Beachey landed the plane roughly and limped away. Neither he nor the aircraft was lost to service. Six weeks later in San Diego, flying the rebuilt and redesigned Curtiss looper, Beachey made the first loop-the-loop in North America. Over the next several months, he looped the loop, spiraled, spun, and dived from 8,000 feet in exhibitions up and down California. While the ink was hot, so to speak, Bill Pickens sent telegrams over Beachey’s signature to Josephus Daniels, the Secretary of the Navy, and Lindley Garrison, the Secretary of War, offering Beachey’s services to explain what was wrong with the government’s aviation program.
On New Year’s Eve 1913, with the Panama-Pacific Exposition buildings under construction, Beachey taunted the morbid fears of his public by flying his Curtiss looper through the gaping doors of one of the exhibit halls and landing on the floor. The event was billed as the world’s first indoor flight. Like many of Beachey’s cutups, it ended in a crash when he skidded and hit the far wall. “Misgauged it,” Beachey called over his shoulder as he sauntered away.
DURING THE YEAR THAT FOLLOWED—THE YEAR before the exposition in San Francisco—Pickens accelerated the fortunes of his two most prominent clients, Beachey and Barney Oldfield, by pitting them in ground-air races on cinder tracks around the country. In Denver, where there were too many trees around Overland Park, Oldfield entertained by circling the track in a Fiat race car, making one-mile time trials and throwing up a great deal of dust. Beachey flew a few hundred feet above the crowd, turning midair loops. He did not knock anyone off the grandstand.
Several months before the exposition opened, Beachey went to San Francisco and got on the payroll. He brought along the indispensable Pickens and an experienced team of mechanics, including his older brother, Hillery; Arthur Mix, a brother of the future cowboy actor Tom Mix; and Warren Eaton, a nationally known aircraft designer. Eaton had built Beachey’s durable Little Looper , a clipped-wing Curtiss-style pusher equipped with a light, air-cooled Gnome rotary engine from France, which had replaced Beachey’s Curtiss-built looper in the spring of 1914.
The Little Looper , with Beachey at the controls, was as frisky as any biplane on earth.
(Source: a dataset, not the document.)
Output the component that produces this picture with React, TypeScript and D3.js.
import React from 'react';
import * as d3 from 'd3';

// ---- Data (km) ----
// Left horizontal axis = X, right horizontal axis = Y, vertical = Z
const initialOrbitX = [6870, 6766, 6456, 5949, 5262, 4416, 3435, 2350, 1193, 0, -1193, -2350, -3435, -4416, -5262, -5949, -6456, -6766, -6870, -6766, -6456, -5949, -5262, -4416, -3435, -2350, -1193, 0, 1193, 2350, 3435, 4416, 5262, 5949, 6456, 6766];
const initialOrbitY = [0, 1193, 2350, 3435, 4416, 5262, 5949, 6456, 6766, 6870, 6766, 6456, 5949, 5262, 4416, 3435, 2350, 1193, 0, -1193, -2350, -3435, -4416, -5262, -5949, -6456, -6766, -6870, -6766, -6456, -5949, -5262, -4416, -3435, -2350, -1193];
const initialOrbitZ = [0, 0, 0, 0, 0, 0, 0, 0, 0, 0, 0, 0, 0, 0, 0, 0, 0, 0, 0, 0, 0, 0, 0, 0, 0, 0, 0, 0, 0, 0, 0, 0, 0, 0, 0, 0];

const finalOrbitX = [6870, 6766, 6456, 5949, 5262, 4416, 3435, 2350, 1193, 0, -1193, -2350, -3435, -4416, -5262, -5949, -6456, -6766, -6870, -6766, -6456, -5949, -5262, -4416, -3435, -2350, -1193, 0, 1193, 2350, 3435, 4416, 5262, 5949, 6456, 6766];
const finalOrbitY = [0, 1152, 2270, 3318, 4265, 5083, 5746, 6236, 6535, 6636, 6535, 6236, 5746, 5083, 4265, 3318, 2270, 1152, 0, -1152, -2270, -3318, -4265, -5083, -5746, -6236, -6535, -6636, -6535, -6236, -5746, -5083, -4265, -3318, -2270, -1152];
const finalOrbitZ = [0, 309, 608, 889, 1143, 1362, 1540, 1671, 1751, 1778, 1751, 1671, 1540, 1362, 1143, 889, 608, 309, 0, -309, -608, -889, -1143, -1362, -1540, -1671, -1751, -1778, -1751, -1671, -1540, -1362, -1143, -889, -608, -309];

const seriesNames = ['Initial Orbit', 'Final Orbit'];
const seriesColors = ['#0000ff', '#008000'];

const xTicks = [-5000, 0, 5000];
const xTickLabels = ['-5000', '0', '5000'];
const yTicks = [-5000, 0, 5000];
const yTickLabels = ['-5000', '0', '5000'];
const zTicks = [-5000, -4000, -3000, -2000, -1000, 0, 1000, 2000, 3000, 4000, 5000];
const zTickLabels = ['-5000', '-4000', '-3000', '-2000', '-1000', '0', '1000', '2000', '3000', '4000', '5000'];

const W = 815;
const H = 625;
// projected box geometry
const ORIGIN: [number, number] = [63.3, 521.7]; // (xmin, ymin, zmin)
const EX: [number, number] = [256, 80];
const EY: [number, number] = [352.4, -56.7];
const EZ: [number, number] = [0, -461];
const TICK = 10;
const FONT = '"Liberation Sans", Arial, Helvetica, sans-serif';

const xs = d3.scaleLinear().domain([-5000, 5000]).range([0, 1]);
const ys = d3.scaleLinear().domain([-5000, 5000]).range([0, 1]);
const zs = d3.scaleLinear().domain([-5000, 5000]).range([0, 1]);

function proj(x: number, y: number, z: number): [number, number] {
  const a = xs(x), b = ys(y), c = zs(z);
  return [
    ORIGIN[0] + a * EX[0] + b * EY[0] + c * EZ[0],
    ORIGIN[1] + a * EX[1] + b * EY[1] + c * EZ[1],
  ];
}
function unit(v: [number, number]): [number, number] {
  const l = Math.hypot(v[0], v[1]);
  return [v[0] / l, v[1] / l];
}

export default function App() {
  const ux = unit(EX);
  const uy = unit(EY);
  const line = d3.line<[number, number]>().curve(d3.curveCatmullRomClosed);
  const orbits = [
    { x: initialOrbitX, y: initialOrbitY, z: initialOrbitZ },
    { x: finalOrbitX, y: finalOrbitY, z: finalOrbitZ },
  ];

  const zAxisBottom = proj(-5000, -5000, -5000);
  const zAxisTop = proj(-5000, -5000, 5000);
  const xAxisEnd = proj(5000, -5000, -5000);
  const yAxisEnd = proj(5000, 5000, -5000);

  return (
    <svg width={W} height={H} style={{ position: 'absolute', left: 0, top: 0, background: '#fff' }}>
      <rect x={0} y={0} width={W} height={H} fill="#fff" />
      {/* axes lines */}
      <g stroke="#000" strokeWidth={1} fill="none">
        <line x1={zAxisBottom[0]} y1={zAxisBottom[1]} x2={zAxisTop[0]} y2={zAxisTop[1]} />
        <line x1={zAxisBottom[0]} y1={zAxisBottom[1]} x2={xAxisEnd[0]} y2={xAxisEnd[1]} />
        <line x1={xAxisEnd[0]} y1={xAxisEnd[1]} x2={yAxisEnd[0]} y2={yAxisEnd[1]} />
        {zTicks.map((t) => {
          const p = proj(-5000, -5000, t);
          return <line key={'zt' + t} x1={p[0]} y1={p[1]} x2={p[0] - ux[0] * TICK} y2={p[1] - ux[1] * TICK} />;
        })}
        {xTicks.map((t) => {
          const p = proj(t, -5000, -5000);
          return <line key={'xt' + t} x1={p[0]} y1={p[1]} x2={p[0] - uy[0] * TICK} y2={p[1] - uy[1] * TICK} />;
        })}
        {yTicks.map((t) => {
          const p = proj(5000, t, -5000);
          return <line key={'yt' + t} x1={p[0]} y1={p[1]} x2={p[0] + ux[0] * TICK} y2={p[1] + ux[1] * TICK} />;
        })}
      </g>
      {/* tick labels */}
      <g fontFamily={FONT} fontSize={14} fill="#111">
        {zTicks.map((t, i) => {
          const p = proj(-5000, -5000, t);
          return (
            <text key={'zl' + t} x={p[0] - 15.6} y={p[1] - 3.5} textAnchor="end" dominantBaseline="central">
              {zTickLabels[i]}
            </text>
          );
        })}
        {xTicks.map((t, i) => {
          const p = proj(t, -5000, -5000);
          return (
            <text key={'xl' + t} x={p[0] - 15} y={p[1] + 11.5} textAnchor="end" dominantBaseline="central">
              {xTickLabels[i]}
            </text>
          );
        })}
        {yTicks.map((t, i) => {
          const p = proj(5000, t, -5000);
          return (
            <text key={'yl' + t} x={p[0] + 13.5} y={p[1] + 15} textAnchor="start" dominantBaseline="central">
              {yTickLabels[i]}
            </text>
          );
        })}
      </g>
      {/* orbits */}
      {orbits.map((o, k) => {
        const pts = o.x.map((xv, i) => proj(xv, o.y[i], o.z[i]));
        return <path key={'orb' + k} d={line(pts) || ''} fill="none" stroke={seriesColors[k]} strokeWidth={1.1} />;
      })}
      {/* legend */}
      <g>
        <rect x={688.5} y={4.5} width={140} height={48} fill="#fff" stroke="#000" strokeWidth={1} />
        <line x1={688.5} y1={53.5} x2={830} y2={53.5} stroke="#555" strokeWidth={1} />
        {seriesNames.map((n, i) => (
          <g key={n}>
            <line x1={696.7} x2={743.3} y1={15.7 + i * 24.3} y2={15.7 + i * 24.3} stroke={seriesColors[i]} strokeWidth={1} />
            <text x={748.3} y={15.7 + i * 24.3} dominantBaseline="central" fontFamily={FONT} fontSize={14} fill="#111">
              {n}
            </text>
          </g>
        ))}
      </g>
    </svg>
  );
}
It even bested Barney Old-field’s race car at some of Bill Pickens’s theatrical competitions. But Beachey, as usual, was restless for a new challenge. He ordered Eaton to build another plane, this one on the lines of a notoriously undisciplined German monoplane called the Taube (dove). Fully fueled with a 21minute supply of gasoline, the Beachey-Eaton-Taube would weigh only 585 pounds. Its walnut propeller would be 8 feet in diameter, its wingspan 26 feet. At full throttle it would be capable of reaching 104 miles per hour—even more than that, perhaps, in a vertical dive. As for its having only a single plane, or wing, that was either a blessing or a curse, depending on your understanding of aeronautics. Louis Blériot, the French ace, had flown a monoplane across the English Channel six years before, yet some engineers still argued that a monoplane was intrinsically unstable, inherently unsafe.
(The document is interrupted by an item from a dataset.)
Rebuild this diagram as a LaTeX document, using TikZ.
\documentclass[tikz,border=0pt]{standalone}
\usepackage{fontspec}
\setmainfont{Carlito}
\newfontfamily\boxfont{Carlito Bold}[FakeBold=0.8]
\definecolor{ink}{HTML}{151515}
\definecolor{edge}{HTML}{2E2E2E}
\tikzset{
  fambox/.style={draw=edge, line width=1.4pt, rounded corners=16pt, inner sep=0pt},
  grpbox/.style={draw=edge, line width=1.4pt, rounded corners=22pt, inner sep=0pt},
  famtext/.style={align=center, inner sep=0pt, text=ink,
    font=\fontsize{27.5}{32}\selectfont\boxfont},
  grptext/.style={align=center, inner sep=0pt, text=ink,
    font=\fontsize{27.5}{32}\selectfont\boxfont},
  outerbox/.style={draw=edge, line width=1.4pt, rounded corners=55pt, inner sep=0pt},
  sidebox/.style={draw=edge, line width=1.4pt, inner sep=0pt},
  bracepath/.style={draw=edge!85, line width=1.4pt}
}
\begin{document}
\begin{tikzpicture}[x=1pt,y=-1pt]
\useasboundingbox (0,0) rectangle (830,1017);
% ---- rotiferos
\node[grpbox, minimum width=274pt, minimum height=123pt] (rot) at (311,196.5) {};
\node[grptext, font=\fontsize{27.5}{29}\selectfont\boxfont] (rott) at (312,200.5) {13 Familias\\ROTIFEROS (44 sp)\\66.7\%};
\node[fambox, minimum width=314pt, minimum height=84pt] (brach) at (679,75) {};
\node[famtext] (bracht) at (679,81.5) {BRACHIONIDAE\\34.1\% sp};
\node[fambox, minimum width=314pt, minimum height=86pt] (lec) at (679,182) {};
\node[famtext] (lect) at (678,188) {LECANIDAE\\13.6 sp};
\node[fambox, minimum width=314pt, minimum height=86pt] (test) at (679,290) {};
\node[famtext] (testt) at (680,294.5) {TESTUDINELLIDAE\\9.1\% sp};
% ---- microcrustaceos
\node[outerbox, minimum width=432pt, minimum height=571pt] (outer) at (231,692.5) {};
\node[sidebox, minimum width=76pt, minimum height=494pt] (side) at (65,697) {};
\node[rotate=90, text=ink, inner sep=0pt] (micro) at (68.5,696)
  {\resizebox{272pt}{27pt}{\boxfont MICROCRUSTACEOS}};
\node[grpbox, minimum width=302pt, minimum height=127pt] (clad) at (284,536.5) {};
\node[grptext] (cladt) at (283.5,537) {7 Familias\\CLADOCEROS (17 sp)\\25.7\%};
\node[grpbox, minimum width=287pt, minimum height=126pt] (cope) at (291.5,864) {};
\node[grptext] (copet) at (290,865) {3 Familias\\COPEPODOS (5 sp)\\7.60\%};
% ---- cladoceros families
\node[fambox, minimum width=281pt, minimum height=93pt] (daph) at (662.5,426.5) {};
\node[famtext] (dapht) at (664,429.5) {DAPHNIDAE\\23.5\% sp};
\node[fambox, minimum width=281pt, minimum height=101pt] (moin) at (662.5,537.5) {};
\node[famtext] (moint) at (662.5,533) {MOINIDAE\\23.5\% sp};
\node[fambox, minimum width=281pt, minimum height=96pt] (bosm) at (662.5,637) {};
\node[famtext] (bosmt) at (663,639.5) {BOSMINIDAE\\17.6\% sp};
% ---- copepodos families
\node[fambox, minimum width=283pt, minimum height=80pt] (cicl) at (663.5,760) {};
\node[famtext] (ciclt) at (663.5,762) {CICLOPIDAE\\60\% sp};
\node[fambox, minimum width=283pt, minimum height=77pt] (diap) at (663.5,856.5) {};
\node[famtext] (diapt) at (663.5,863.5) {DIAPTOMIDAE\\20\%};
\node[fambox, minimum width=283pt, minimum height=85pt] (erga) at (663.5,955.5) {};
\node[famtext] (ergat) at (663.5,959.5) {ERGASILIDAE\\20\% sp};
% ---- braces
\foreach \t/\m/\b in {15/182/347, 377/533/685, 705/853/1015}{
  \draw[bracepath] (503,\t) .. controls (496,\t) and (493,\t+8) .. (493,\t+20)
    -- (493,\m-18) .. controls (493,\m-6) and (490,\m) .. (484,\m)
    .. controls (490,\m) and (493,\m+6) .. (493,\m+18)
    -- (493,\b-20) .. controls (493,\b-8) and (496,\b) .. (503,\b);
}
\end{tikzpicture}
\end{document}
ON FEBRUARY 21 BEACHEY’S LOOPER FLEW OVER the exposition grounds, trailing billows of creamy smoke and releasing a flock of white doves to spatter the official opening ceremonies. Meanwhile, he had begun secret trials of his monoplane at an airstrip owned by his close friend Silas Christofferson on the ocean beach southwest of the city. Christofferson, who had been the first pilot to fly nonstop between San Francisco and Los Angeles, was no better than Bill Pickens at keeping secrets. He hosted an “upside-down” dinner party in Beachey’s honor at a mansion on Van Ness Avenue. The guests were strapped into their chairs, and the courses were served in reverse order, nuts to soup.
Beachey decided to show off his new plane on Sunday, March 14. The exposition had scheduled a full program of free concerts by the Hawaiian Glee Club, the French Band, the Philippine Constabulary Band, and the official exposition organist and orchestra; at dusk there would be an illumination of the courtyards, followed by fireworks over the water and flickering fans of light from a mechanism called the Scintillator. But to most of the visitors Beachey’s midafternoon flight would be the climax of the day.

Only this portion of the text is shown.